Firstly, after it’s irrefutably proven that we’re stuck as Depressives or Cheshires …
… some marketing genius will decide to blitz society with the exact opposite message – that you can change your not-so-set-in-stone mental state! All you need to do is acquire – say, for the sake of an example – as many hoola-hoops as you can, and the longer you can walk around while spinning them around as many personal appendages as you can, the happier you’ll be!

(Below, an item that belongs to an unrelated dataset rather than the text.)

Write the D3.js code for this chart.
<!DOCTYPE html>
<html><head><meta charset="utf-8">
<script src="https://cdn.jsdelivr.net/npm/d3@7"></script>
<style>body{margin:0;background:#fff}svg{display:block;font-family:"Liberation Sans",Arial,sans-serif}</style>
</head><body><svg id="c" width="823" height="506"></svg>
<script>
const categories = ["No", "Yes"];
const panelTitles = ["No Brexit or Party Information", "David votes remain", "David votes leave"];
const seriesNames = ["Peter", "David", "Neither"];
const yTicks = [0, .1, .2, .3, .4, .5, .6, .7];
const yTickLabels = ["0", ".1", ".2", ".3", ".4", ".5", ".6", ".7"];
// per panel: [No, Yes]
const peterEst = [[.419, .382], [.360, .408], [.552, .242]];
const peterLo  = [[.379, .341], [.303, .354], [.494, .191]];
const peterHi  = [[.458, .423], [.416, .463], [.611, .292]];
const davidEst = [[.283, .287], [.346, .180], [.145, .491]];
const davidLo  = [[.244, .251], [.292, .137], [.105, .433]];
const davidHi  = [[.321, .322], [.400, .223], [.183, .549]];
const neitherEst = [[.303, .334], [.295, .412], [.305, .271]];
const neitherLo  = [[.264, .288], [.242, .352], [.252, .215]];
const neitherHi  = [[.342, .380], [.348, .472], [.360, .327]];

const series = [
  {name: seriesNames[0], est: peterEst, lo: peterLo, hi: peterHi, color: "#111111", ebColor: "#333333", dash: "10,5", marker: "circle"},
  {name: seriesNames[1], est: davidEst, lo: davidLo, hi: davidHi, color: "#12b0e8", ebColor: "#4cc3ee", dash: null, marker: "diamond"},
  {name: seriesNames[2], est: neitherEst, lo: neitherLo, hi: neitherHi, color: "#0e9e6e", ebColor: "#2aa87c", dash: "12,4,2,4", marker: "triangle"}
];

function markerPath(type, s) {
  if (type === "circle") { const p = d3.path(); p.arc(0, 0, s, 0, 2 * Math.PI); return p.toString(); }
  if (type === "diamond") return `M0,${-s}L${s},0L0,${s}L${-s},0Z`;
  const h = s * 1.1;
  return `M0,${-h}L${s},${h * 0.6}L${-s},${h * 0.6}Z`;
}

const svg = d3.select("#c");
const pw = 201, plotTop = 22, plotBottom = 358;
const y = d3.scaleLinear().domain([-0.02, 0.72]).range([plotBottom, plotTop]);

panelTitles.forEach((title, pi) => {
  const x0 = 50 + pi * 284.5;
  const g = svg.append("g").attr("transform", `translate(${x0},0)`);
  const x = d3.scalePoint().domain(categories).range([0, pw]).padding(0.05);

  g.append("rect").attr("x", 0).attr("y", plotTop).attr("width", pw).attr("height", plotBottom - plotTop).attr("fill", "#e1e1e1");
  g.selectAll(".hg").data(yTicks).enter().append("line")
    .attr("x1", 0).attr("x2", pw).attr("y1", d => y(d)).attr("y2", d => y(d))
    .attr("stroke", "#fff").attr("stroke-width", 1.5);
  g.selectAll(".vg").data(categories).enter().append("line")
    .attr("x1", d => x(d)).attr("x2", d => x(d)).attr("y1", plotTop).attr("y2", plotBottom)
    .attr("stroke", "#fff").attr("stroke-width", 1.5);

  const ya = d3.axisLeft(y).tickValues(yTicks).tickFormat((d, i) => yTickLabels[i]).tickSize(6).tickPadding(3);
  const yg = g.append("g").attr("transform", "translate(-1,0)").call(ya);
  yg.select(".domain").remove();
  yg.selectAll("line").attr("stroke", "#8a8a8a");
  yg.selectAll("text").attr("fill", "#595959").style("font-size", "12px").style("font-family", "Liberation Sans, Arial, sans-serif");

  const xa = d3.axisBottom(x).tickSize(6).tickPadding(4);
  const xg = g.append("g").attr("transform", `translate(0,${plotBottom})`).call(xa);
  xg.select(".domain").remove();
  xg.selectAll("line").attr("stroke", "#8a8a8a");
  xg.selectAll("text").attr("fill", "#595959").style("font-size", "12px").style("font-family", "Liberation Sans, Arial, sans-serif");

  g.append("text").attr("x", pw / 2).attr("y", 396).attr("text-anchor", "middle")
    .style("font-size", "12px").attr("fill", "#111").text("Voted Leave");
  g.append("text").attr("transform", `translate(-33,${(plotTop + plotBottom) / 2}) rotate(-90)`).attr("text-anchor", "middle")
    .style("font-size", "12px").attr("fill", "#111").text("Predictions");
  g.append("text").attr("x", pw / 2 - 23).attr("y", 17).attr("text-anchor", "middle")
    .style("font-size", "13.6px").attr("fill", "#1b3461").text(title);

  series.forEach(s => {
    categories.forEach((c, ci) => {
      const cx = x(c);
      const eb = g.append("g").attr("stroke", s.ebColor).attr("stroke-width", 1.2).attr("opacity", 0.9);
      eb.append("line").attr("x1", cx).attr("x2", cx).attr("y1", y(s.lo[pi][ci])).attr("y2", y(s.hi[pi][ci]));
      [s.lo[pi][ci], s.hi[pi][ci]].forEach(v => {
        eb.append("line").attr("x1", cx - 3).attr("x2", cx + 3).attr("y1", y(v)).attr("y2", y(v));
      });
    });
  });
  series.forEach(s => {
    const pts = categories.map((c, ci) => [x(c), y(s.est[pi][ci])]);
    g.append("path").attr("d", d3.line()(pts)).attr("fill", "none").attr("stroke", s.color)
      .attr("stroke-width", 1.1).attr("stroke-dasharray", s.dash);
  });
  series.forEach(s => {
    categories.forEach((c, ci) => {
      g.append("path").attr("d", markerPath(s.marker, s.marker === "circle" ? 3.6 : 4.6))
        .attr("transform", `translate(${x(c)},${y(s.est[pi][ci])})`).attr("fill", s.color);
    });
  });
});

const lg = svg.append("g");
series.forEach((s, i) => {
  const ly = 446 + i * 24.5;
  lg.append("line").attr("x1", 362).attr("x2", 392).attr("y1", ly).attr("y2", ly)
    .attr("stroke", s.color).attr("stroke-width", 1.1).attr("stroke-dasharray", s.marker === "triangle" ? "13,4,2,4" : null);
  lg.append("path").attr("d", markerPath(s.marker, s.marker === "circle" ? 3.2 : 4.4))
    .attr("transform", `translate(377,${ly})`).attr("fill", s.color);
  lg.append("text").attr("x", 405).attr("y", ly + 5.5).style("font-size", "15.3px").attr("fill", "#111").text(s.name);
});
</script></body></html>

(See: solariums, skin bleaching creams, butt lift surgeries, any youth replenishment procedure involving leeches, any financial enablers allowing the purchase of aforementioned horrors and half of the things in your typical home)
Cue the media hysteria
The press, seeing two polar opposites easily relatable to and recognised by the public, goes ‘ooh’, and promptly grants itself a decade’s worth of empty rhetoric long-spieling about the reduced life-expectancy of anyone with a happiness quotient less than that which grants them the ability to walk around with the corners of their mouths staple-gunned upright. Brain lobotomies fail to be mentioned at any time.
(See: the [anything you can imagine] ‘epidemic’)
And, ‘think of the children!’
Parents who refuse to conform to the idea that nothing less than absolute happiness is bad, especially since choosing and working towards it is possible and is awesome, are given the parental custody banhammer.
(See: geez, poor wee little Scots)
Happiness self-help products become all the rage
Politicians espouse how they learnt to discard the lure of ‘larding around all that other junk on my person’ (ie. public non-nudity) and embracing the hoola-hoop-jigglin’ lifestyle. Celebrities give page spreads touting the latest hoola-hoop brands. Students are given lessons by government workers on the dangers of ‘hoola-hoop-abstinence’.
Oh, humanity
Proving that something which common-sensically should be malleable by choice actually, well, isn’t always seems to be a surefire starting-point of a new, useless focus for the world at large.
And proving this will create a fresh new market when the happiness consumers inevitably fade out. I imagine this market will somehow involve learning how to have fun while at the same time being a fatalist with a malfunctioning imagination.